*Exercise instructions*: In the records below, begin at the line that has "Reproduce this chart with Apache ECharts." and stop after the line that has "const BAR_FRAC = 0.405;"; quote those lines verbatim and nothing more.

*Records shown*:
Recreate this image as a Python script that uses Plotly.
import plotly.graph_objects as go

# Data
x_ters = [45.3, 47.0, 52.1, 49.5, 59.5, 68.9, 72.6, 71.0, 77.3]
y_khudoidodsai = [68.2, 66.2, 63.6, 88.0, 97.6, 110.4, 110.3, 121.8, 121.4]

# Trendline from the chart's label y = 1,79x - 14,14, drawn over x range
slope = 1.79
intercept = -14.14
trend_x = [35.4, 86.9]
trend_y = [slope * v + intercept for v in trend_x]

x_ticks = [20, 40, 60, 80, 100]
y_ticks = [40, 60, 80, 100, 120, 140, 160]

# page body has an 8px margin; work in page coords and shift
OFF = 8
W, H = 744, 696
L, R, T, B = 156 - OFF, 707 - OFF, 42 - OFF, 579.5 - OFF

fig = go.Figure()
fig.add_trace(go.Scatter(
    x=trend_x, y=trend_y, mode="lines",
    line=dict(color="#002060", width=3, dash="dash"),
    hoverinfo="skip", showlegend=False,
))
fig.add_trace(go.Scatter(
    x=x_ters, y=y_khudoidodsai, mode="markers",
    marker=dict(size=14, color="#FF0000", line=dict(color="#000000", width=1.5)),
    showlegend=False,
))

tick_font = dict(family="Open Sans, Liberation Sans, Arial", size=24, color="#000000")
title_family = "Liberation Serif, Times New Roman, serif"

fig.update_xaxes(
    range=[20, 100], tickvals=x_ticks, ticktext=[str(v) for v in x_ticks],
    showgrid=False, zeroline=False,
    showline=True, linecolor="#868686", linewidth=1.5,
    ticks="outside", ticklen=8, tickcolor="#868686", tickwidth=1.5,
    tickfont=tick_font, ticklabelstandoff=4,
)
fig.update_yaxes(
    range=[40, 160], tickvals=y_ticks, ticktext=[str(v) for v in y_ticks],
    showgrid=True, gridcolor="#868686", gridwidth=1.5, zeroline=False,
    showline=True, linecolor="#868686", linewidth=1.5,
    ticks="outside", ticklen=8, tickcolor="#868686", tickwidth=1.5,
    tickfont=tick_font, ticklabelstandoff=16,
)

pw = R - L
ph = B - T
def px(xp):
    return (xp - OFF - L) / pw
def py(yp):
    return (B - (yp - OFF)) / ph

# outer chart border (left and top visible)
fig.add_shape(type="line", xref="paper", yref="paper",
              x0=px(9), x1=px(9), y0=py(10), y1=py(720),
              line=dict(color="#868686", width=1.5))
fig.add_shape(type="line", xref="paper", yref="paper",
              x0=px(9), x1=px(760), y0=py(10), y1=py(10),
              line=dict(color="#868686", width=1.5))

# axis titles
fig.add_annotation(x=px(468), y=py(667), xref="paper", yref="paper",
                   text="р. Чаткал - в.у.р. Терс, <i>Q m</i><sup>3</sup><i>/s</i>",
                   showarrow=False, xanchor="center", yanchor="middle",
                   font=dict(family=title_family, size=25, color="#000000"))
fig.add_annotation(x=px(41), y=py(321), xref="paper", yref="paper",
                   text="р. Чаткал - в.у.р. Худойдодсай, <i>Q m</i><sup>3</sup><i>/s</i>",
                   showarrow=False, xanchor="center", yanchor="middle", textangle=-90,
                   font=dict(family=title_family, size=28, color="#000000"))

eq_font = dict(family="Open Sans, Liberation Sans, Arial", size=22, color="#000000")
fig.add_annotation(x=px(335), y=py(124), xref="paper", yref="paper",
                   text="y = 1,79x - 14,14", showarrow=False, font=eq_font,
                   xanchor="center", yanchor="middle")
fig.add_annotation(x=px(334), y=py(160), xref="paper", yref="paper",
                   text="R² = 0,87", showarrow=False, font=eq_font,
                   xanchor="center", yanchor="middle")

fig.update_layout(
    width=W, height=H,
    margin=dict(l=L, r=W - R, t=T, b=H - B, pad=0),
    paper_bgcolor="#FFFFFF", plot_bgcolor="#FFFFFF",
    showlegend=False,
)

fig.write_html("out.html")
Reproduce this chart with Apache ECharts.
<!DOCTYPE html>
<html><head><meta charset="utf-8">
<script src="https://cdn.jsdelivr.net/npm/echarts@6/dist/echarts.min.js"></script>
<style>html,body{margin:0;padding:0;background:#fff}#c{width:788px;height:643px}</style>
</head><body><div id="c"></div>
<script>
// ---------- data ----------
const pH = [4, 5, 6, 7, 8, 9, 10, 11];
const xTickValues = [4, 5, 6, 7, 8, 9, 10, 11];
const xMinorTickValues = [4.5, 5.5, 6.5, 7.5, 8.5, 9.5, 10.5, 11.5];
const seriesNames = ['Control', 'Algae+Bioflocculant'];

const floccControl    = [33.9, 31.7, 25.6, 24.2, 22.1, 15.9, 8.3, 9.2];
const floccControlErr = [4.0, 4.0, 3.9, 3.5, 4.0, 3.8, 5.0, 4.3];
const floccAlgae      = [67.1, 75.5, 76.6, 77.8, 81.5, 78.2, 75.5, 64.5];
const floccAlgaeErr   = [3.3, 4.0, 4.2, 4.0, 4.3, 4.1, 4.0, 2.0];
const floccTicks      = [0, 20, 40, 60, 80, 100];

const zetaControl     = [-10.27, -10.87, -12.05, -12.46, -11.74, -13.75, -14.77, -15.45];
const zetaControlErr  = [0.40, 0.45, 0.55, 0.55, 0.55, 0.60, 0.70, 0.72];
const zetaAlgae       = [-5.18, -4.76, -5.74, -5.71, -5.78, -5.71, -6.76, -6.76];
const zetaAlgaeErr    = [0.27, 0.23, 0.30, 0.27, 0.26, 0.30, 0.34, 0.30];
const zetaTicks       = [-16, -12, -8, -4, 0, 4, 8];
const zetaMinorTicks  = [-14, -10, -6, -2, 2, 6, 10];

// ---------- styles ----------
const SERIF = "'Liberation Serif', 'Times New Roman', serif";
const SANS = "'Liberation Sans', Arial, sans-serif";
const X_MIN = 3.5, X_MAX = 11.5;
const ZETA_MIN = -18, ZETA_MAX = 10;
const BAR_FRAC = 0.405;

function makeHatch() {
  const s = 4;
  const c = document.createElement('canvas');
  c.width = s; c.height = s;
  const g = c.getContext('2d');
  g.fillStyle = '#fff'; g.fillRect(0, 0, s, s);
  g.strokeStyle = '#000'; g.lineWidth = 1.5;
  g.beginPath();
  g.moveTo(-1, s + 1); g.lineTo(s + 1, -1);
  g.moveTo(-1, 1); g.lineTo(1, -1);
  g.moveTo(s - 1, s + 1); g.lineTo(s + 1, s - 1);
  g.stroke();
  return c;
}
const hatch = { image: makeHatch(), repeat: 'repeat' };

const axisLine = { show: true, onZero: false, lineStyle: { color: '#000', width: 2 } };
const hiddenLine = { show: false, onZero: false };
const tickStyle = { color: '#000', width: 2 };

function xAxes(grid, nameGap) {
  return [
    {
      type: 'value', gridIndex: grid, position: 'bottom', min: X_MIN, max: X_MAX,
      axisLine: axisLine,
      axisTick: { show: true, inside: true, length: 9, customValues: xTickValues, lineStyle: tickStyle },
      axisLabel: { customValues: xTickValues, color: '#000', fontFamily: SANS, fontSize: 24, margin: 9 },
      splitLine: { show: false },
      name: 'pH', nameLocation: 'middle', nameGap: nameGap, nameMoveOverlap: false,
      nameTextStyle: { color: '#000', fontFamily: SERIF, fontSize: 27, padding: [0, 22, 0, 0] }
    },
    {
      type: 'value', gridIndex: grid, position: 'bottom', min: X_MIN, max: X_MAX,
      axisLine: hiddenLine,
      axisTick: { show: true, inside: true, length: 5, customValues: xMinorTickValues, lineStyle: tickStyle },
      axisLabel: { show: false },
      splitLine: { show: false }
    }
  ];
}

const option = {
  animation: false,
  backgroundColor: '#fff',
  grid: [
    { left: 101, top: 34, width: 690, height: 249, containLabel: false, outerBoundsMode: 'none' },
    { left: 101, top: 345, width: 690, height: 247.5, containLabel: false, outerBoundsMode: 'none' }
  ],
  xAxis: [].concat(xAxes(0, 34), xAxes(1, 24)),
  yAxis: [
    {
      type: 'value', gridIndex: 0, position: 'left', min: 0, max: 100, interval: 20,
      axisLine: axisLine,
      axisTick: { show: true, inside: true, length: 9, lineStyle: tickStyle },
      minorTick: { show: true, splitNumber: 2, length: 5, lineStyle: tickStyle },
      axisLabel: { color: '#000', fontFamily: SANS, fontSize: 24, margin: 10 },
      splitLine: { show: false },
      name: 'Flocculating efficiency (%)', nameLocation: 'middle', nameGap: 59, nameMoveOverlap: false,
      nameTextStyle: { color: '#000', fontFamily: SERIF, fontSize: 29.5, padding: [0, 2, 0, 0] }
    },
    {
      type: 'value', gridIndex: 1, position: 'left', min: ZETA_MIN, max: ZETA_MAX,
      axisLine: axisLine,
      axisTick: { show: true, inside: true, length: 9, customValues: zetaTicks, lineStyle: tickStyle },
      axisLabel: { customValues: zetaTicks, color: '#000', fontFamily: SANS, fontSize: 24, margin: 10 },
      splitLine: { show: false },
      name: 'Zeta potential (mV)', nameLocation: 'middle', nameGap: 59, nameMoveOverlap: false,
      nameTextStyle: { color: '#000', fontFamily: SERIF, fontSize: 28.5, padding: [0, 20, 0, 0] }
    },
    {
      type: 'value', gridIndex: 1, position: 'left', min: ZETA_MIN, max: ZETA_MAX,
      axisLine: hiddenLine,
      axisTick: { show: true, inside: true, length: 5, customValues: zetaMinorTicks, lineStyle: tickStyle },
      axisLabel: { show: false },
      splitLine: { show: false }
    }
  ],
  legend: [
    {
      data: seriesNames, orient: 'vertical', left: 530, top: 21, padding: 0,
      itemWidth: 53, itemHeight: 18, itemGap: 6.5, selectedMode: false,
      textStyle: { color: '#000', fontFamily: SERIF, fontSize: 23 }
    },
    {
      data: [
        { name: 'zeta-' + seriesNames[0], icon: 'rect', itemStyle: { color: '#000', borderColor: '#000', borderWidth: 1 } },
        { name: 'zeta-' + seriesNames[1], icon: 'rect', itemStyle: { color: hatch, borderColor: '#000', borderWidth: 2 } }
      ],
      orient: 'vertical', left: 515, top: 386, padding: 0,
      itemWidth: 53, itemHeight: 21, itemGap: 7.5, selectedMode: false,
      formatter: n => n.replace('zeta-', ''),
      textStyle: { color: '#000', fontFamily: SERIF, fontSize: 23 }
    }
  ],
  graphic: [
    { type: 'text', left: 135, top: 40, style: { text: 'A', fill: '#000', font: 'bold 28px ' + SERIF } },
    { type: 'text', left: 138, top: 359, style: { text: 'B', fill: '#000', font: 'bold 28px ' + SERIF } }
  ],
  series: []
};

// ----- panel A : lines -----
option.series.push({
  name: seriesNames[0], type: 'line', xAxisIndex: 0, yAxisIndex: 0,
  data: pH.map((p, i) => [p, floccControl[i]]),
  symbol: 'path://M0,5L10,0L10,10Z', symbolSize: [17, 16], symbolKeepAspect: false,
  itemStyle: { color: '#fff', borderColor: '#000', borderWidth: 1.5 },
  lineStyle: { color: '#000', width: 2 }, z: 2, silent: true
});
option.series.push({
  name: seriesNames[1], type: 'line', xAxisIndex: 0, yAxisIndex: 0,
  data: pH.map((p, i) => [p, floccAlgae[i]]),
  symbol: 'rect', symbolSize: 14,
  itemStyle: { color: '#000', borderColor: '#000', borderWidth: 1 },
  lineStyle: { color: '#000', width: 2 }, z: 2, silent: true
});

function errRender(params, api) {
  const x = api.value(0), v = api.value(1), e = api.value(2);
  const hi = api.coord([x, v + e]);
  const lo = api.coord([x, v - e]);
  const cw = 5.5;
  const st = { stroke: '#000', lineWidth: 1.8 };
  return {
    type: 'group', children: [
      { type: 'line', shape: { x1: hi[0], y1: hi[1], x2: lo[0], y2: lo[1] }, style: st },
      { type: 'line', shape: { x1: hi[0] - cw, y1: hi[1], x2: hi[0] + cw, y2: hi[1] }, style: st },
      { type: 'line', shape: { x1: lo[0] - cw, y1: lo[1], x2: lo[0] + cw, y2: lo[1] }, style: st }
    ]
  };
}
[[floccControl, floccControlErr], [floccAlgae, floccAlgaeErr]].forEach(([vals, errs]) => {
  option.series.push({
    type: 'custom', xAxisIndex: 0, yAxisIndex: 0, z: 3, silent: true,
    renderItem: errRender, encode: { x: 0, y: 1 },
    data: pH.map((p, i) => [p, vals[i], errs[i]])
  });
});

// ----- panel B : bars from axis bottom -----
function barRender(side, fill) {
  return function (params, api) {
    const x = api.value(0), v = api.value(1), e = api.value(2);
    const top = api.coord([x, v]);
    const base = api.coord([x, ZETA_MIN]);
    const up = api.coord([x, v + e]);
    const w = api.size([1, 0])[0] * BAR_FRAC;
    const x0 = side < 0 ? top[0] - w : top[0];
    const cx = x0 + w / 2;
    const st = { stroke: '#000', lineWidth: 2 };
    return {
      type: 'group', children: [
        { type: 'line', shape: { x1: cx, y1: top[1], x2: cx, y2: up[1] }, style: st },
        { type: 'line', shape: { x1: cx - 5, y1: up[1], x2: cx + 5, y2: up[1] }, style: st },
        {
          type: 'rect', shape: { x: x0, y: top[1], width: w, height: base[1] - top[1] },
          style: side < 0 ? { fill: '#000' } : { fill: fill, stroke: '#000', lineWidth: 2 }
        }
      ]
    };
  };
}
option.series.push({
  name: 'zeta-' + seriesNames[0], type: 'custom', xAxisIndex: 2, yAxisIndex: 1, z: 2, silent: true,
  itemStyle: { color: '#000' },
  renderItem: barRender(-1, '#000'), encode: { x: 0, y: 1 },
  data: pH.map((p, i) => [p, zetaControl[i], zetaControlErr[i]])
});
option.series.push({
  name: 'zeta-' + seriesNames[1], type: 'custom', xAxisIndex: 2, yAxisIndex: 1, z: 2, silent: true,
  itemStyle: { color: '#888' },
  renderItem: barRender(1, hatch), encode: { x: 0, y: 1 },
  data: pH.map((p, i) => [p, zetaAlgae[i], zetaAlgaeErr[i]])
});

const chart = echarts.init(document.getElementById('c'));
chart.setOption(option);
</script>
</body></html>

*Response*:
Reproduce this chart with Apache ECharts.
<!DOCTYPE html>
<html><head><meta charset="utf-8">
<script src="https://cdn.jsdelivr.net/npm/echarts@6/dist/echarts.min.js"></script>
<style>html,body{margin:0;padding:0;background:#fff}#c{width:788px;height:643px}</style>
</head><body><div id="c"></div>
<script>
// ---------- data ----------
const pH = [4, 5, 6, 7, 8, 9, 10, 11];
const xTickValues = [4, 5, 6, 7, 8, 9, 10, 11];
const xMinorTickValues = [4.5, 5.5, 6.5, 7.5, 8.5, 9.5, 10.5, 11.5];
const seriesNames = ['Control', 'Algae+Bioflocculant'];

const floccControl    = [33.9, 31.7, 25.6, 24.2, 22.1, 15.9, 8.3, 9.2];
const floccControlErr = [4.0, 4.0, 3.9, 3.5, 4.0, 3.8, 5.0, 4.3];
const floccAlgae      = [67.1, 75.5, 76.6, 77.8, 81.5, 78.2, 75.5, 64.5];
const floccAlgaeErr   = [3.3, 4.0, 4.2, 4.0, 4.3, 4.1, 4.0, 2.0];
const floccTicks      = [0, 20, 40, 60, 80, 100];

const zetaControl     = [-10.27, -10.87, -12.05, -12.46, -11.74, -13.75, -14.77, -15.45];
const zetaControlErr  = [0.40, 0.45, 0.55, 0.55, 0.55, 0.60, 0.70, 0.72];
const zetaAlgae       = [-5.18, -4.76, -5.74, -5.71, -5.78, -5.71, -6.76, -6.76];
const zetaAlgaeErr    = [0.27, 0.23, 0.30, 0.27, 0.26, 0.30, 0.34, 0.30];
const zetaTicks       = [-16, -12, -8, -4, 0, 4, 8];
const zetaMinorTicks  = [-14, -10, -6, -2, 2, 6, 10];

// ---------- styles ----------
const SERIF = "'Liberation Serif', 'Times New Roman', serif";
const SANS = "'Liberation Sans', Arial, sans-serif";
const X_MIN = 3.5, X_MAX = 11.5;
const ZETA_MIN = -18, ZETA_MAX = 10;
const BAR_FRAC = 0.405;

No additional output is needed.